● **Given information**
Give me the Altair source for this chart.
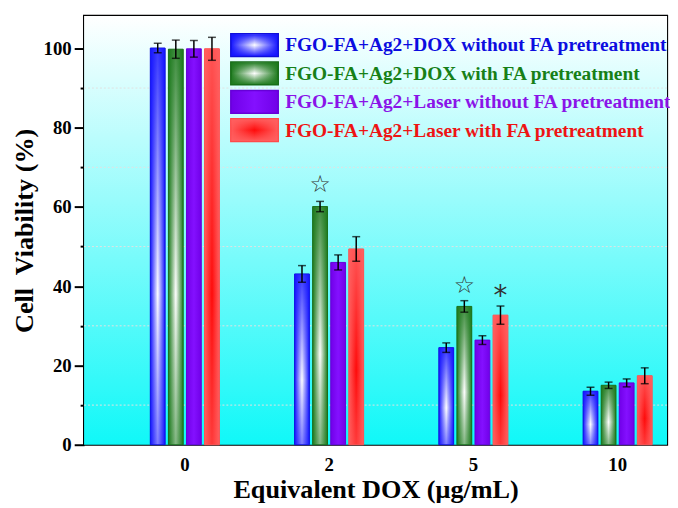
import altair as alt
import pandas as pd

doses = ["0", "2", "5", "10"]
series = [
    "FGO-FA+Ag2+DOX without FA pretreatment",
    "FGO-FA+Ag2+DOX with FA pretreatment",
    "FGO-FA+Ag2+Laser without FA pretreatment",
    "FGO-FA+Ag2+Laser with FA pretreatment",
]
mean_dox_wo = [100.1, 43.1, 24.5, 13.5]
mean_dox_w = [99.8, 60.1, 34.9, 15.0]
mean_laser_wo = [99.9, 46.0, 26.4, 15.6]
mean_laser_w = [99.9, 49.4, 32.7, 17.4]
err_dox_wo = [1.2, 2.1, 1.2, 1.0]
err_dox_w = [2.3, 1.3, 1.45, 0.8]
err_laser_wo = [2.1, 1.9, 1.1, 1.0]
err_laser_w = [2.9, 3.1, 2.3, 2.0]

sig_doses = ["2", "5", "5"]
sig_series = [series[1], series[1], series[3]]
sig_symbols = ["\u2606", "\u2606", "*"]
sig_y = [65.6, 40.1, 37.2]

grid_values = [10, 30, 50, 70, 90]

# styling per series: (edge colour, centre colour, stroke, text colour, overlay rgb)
styles = [
    ("#1414ff", "#ffffff", "#0f0fd8", "#0c0ce0", "20,20,255"),
    ("#1d7a1d", "#ffffff", "#176a17", "#178017", "29,122,29"),
    ("#7000e8", "#8410ff", "#6600d8", "#8a14e8", None),
    ("#ff5c5c", "#ff0a0a", "#ff4a4a", "#ee1414", "255,96,96"),
]

means = [mean_dox_wo, mean_dox_w, mean_laser_wo, mean_laser_w]
errs = [err_dox_wo, err_dox_w, err_laser_wo, err_laser_w]
rows = []
for s, m, e in zip(series, means, errs):
    for d, mv, ev in zip(doses, m, e):
        rows.append({"dose": d, "series": s, "mean": mv, "lo": mv - ev, "hi": mv + ev})
df = pd.DataFrame(rows)
sig_df = pd.DataFrame({"dose": sig_doses, "series": sig_series, "sym": sig_symbols, "y": sig_y})
grid_df = pd.DataFrame({"g": grid_values})

W, H = 590, 434
FONT = "Liberation Serif"

xscale = alt.Scale(domain=doses, paddingInner=0.5, paddingOuter=0.2705, align=0.829)
xoscale = alt.Scale(domain=series, paddingInner=0.18, paddingOuter=0.085)
yscale = alt.Scale(domain=[0, 108.2], nice=False, zero=True)

xaxis = alt.Axis(title="Equivalent DOX (\u03bcg/mL)", ticks=False, domain=False, labelAngle=0,
                 labelFont=FONT, labelFontWeight="bold", labelFontSize=19, labelColor="black",
                 labelPadding=11, titleFont=FONT, titleFontWeight="bold", titleFontSize=26.5,
                 titleColor="black", titlePadding=2, grid=False)
yaxis = alt.Axis(title="Cell\u00a0 Viability (%)", values=list(range(0, 101, 10)),
                 labelExpr="datum.value % 20 == 0 ? datum.label : ''",
                 tickSize={"condition": {"test": "datum.value % 20 == 0", "value": 10}, "value": 4},
                 tickWidth=2, tickColor="black", domain=False, grid=False,
                 labelFont=FONT, labelFontWeight="bold", labelFontSize=19, labelColor="black",
                 labelPadding=3, titleFont=FONT, titleFontWeight="bold", titleFontSize=26.5,
                 titleColor="black", titlePadding=5)

X = alt.X("dose:N", sort=doses, scale=xscale, axis=xaxis)
XO = alt.XOffset("series:N", scale=xoscale, sort=series)


def hgrad(edge, centre):
    return {"gradient": "linear", "x1": 0, "y1": 0, "x2": 1, "y2": 0,
            "stops": [{"offset": 0, "color": edge}, {"offset": 0.5, "color": centre},
                      {"offset": 1, "color": edge}]}


def vgrad(rgb, a_top, a_bot, mid=0.62):
    return {"gradient": "linear", "x1": 0, "y1": 0, "x2": 0, "y2": 1,
            "stops": [{"offset": 0, "color": f"rgba({rgb},{a_top})"},
                      {"offset": mid, "color": f"rgba({rgb},0)"},
                      {"offset": 1, "color": f"rgba({rgb},{a_bot})"}]}


one = pd.DataFrame({"k": [0]})
background = alt.Chart(one).mark_rect(
    fill={"gradient": "linear", "x1": 0, "y1": 0, "x2": 0, "y2": 1,
          "stops": [{"offset": 0, "color": "#ffffff"}, {"offset": 1, "color": "#10f8f8"}]}
).encode(x=alt.value(0), x2=alt.value(W), y=alt.value(0), y2=alt.value(H))

grid = alt.Chart(grid_df).mark_rule(color="#e2e2e2", strokeDash=[2, 2], strokeWidth=1).encode(
    y=alt.Y("g:Q", scale=yscale, axis=yaxis), x=alt.value(0), x2=alt.value(W))

layers = [background, grid]
for i, s in enumerate(series):
    edge, centre, stroke, _, orgb = styles[i]
    base = alt.Chart(df).transform_filter(alt.datum.series == s)
    layers.append(base.mark_bar(fill=hgrad(edge, centre), stroke=stroke, strokeWidth=1).encode(
        x=X, xOffset=XO, y=alt.Y("mean:Q", scale=yscale, axis=yaxis)))
    if orgb:
        layers.append(base.mark_bar(fill=vgrad(orgb, 0.85, 0.55)).encode(
            x=X, xOffset=XO, y=alt.Y("mean:Q", scale=yscale, axis=yaxis)))

errs_rule = alt.Chart(df).mark_rule(color="black", strokeWidth=1.5).encode(
    x=X, xOffset=XO, y=alt.Y("lo:Q", scale=yscale, axis=yaxis), y2="hi:Q")
cap_lo = alt.Chart(df).mark_tick(color="black", orient="horizontal", size=8, thickness=1.5).encode(
    x=X, xOffset=XO, y=alt.Y("lo:Q", scale=yscale, axis=yaxis))
cap_hi = alt.Chart(df).mark_tick(color="black", orient="horizontal", size=8, thickness=1.5).encode(
    x=X, xOffset=XO, y=alt.Y("hi:Q", scale=yscale, axis=yaxis))
sig = alt.Chart(sig_df).mark_text(font="DejaVu Sans", color="#333333", baseline="middle").encode(
    x=X, xOffset=XO, y=alt.Y("y:Q", scale=yscale, axis=yaxis), text="sym:N",
    size=alt.condition(alt.datum.sym == "*", alt.value(28), alt.value(24)))
layers += [errs_rule, cap_lo, cap_hi, sig]

# legend drawn by hand (gradient swatches)
for i, s in enumerate(series):
    edge, centre, stroke, tcol, orgb = styles[i]
    top = 18 + i * 28.7
    ld = pd.DataFrame({"series": [s]})
    layers.append(alt.Chart(ld).mark_rect(fill=hgrad(edge, centre), stroke=stroke, strokeWidth=1.5).encode(
        x=alt.value(148.5), x2=alt.value(196.5), y=alt.value(top), y2=alt.value(top + 23)))
    if orgb:
        layers.append(alt.Chart(ld).mark_rect(fill=vgrad(orgb, 0.95, 0.95, 0.5)).encode(
            x=alt.value(149), x2=alt.value(196), y=alt.value(top + 0.5), y2=alt.value(top + 22.5)))
    layers.append(alt.Chart(ld).mark_text(align="left", baseline="middle", font=FONT,
                                          fontWeight="bold", fontSize=19.6, color=tcol).encode(
        x=alt.value(203.5), y=alt.value(top + 12), text="series:N"))

chart = alt.layer(*layers).properties(
    width=W, height=H,
    autosize=alt.AutoSizeParams(type="none"),
    padding={"left": 77, "top": 5, "right": 3, "bottom": 60},
).configure_view(stroke="black", strokeWidth=2.2)

chart.save("out.html", embed_options={"renderer": "svg", "actions": False})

● **Request**
Write the full listing out again with every line unchanged, but include no pictures.

● **Exercise result**
Give me the Altair source for this chart.
import altair as alt
import pandas as pd

doses = ["0", "2", "5", "10"]
series = [
    "FGO-FA+Ag2+DOX without FA pretreatment",
    "FGO-FA+Ag2+DOX with FA pretreatment",
    "FGO-FA+Ag2+Laser without FA pretreatment",
    "FGO-FA+Ag2+Laser with FA pretreatment",
]
mean_dox_wo = [100.1, 43.1, 24.5, 13.5]
mean_dox_w = [99.8, 60.1, 34.9, 15.0]
mean_laser_wo = [99.9, 46.0, 26.4, 15.6]
mean_laser_w = [99.9, 49.4, 32.7, 17.4]
err_dox_wo = [1.2, 2.1, 1.2, 1.0]
err_dox_w = [2.3, 1.3, 1.45, 0.8]
err_laser_wo = [2.1, 1.9, 1.1, 1.0]
err_laser_w = [2.9, 3.1, 2.3, 2.0]

sig_doses = ["2", "5", "5"]
sig_series = [series[1], series[1], series[3]]
sig_symbols = ["\u2606", "\u2606", "*"]
sig_y = [65.6, 40.1, 37.2]

grid_values = [10, 30, 50, 70, 90]

# styling per series: (edge colour, centre colour, stroke, text colour, overlay rgb)
styles = [
    ("#1414ff", "#ffffff", "#0f0fd8", "#0c0ce0", "20,20,255"),
    ("#1d7a1d", "#ffffff", "#176a17", "#178017", "29,122,29"),
    ("#7000e8", "#8410ff", "#6600d8", "#8a14e8", None),
    ("#ff5c5c", "#ff0a0a", "#ff4a4a", "#ee1414", "255,96,96"),
]

means = [mean_dox_wo, mean_dox_w, mean_laser_wo, mean_laser_w]
errs = [err_dox_wo, err_dox_w, err_laser_wo, err_laser_w]
rows = []
for s, m, e in zip(series, means, errs):
    for d, mv, ev in zip(doses, m, e):
        rows.append({"dose": d, "series": s, "mean": mv, "lo": mv - ev, "hi": mv + ev})
df = pd.DataFrame(rows)
sig_df = pd.DataFrame({"dose": sig_doses, "series": sig_series, "sym": sig_symbols, "y": sig_y})
grid_df = pd.DataFrame({"g": grid_values})

W, H = 590, 434
FONT = "Liberation Serif"

xscale = alt.Scale(domain=doses, paddingInner=0.5, paddingOuter=0.2705, align=0.829)
xoscale = alt.Scale(domain=series, paddingInner=0.18, paddingOuter=0.085)
yscale = alt.Scale(domain=[0, 108.2], nice=False, zero=True)

xaxis = alt.Axis(title="Equivalent DOX (\u03bcg/mL)", ticks=False, domain=False, labelAngle=0,
                 labelFont=FONT, labelFontWeight="bold", labelFontSize=19, labelColor="black",
                 labelPadding=11, titleFont=FONT, titleFontWeight="bold", titleFontSize=26.5,
                 titleColor="black", titlePadding=2, grid=False)
yaxis = alt.Axis(title="Cell\u00a0 Viability (%)", values=list(range(0, 101, 10)),
                 labelExpr="datum.value % 20 == 0 ? datum.label : ''",
                 tickSize={"condition": {"test": "datum.value % 20 == 0", "value": 10}, "value": 4},
                 tickWidth=2, tickColor="black", domain=False, grid=False,
                 labelFont=FONT, labelFontWeight="bold", labelFontSize=19, labelColor="black",
                 labelPadding=3, titleFont=FONT, titleFontWeight="bold", titleFontSize=26.5,
                 titleColor="black", titlePadding=5)

X = alt.X("dose:N", sort=doses, scale=xscale, axis=xaxis)
XO = alt.XOffset("series:N", scale=xoscale, sort=series)


def hgrad(edge, centre):
    return {"gradient": "linear", "x1": 0, "y1": 0, "x2": 1, "y2": 0,
            "stops": [{"offset": 0, "color": edge}, {"offset": 0.5, "color": centre},
                      {"offset": 1, "color": edge}]}


def vgrad(rgb, a_top, a_bot, mid=0.62):
    return {"gradient": "linear", "x1": 0, "y1": 0, "x2": 0, "y2": 1,
            "stops": [{"offset": 0, "color": f"rgba({rgb},{a_top})"},
                      {"offset": mid, "color": f"rgba({rgb},0)"},
                      {"offset": 1, "color": f"rgba({rgb},{a_bot})"}]}


one = pd.DataFrame({"k": [0]})
background = alt.Chart(one).mark_rect(
    fill={"gradient": "linear", "x1": 0, "y1": 0, "x2": 0, "y2": 1,
          "stops": [{"offset": 0, "color": "#ffffff"}, {"offset": 1, "color": "#10f8f8"}]}
).encode(x=alt.value(0), x2=alt.value(W), y=alt.value(0), y2=alt.value(H))

grid = alt.Chart(grid_df).mark_rule(color="#e2e2e2", strokeDash=[2, 2], strokeWidth=1).encode(
    y=alt.Y("g:Q", scale=yscale, axis=yaxis), x=alt.value(0), x2=alt.value(W))

layers = [background, grid]
for i, s in enumerate(series):
    edge, centre, stroke, _, orgb = styles[i]
    base = alt.Chart(df).transform_filter(alt.datum.series == s)
    layers.append(base.mark_bar(fill=hgrad(edge, centre), stroke=stroke, strokeWidth=1).encode(
        x=X, xOffset=XO, y=alt.Y("mean:Q", scale=yscale, axis=yaxis)))
    if orgb:
        layers.append(base.mark_bar(fill=vgrad(orgb, 0.85, 0.55)).encode(
            x=X, xOffset=XO, y=alt.Y("mean:Q", scale=yscale, axis=yaxis)))

errs_rule = alt.Chart(df).mark_rule(color="black", strokeWidth=1.5).encode(
    x=X, xOffset=XO, y=alt.Y("lo:Q", scale=yscale, axis=yaxis), y2="hi:Q")
cap_lo = alt.Chart(df).mark_tick(color="black", orient="horizontal", size=8, thickness=1.5).encode(
    x=X, xOffset=XO, y=alt.Y("lo:Q", scale=yscale, axis=yaxis))
cap_hi = alt.Chart(df).mark_tick(color="black", orient="horizontal", size=8, thickness=1.5).encode(
    x=X, xOffset=XO, y=alt.Y("hi:Q", scale=yscale, axis=yaxis))
sig = alt.Chart(sig_df).mark_text(font="DejaVu Sans", color="#333333", baseline="middle").encode(
    x=X, xOffset=XO, y=alt.Y("y:Q", scale=yscale, axis=yaxis), text="sym:N",
    size=alt.condition(alt.datum.sym == "*", alt.value(28), alt.value(24)))
layers += [errs_rule, cap_lo, cap_hi, sig]

# legend drawn by hand (gradient swatches)
for i, s in enumerate(series):
    edge, centre, stroke, tcol, orgb = styles[i]
    top = 18 + i * 28.7
    ld = pd.DataFrame({"series": [s]})
    layers.append(alt.Chart(ld).mark_rect(fill=hgrad(edge, centre), stroke=stroke, strokeWidth=1.5).encode(
        x=alt.value(148.5), x2=alt.value(196.5), y=alt.value(top), y2=alt.value(top + 23)))
    if orgb:
        layers.append(alt.Chart(ld).mark_rect(fill=vgrad(orgb, 0.95, 0.95, 0.5)).encode(
            x=alt.value(149), x2=alt.value(196), y=alt.value(top + 0.5), y2=alt.value(top + 22.5)))
    layers.append(alt.Chart(ld).mark_text(align="left", baseline="middle", font=FONT,
                                          fontWeight="bold", fontSize=19.6, color=tcol).encode(
        x=alt.value(203.5), y=alt.value(top + 12), text="series:N"))

chart = alt.layer(*layers).properties(
    width=W, height=H,
    autosize=alt.AutoSizeParams(type="none"),
    padding={"left": 77, "top": 5, "right": 3, "bottom": 60},
).configure_view(stroke="black", strokeWidth=2.2)

chart.save("out.html", embed_options={"renderer": "svg", "actions": False})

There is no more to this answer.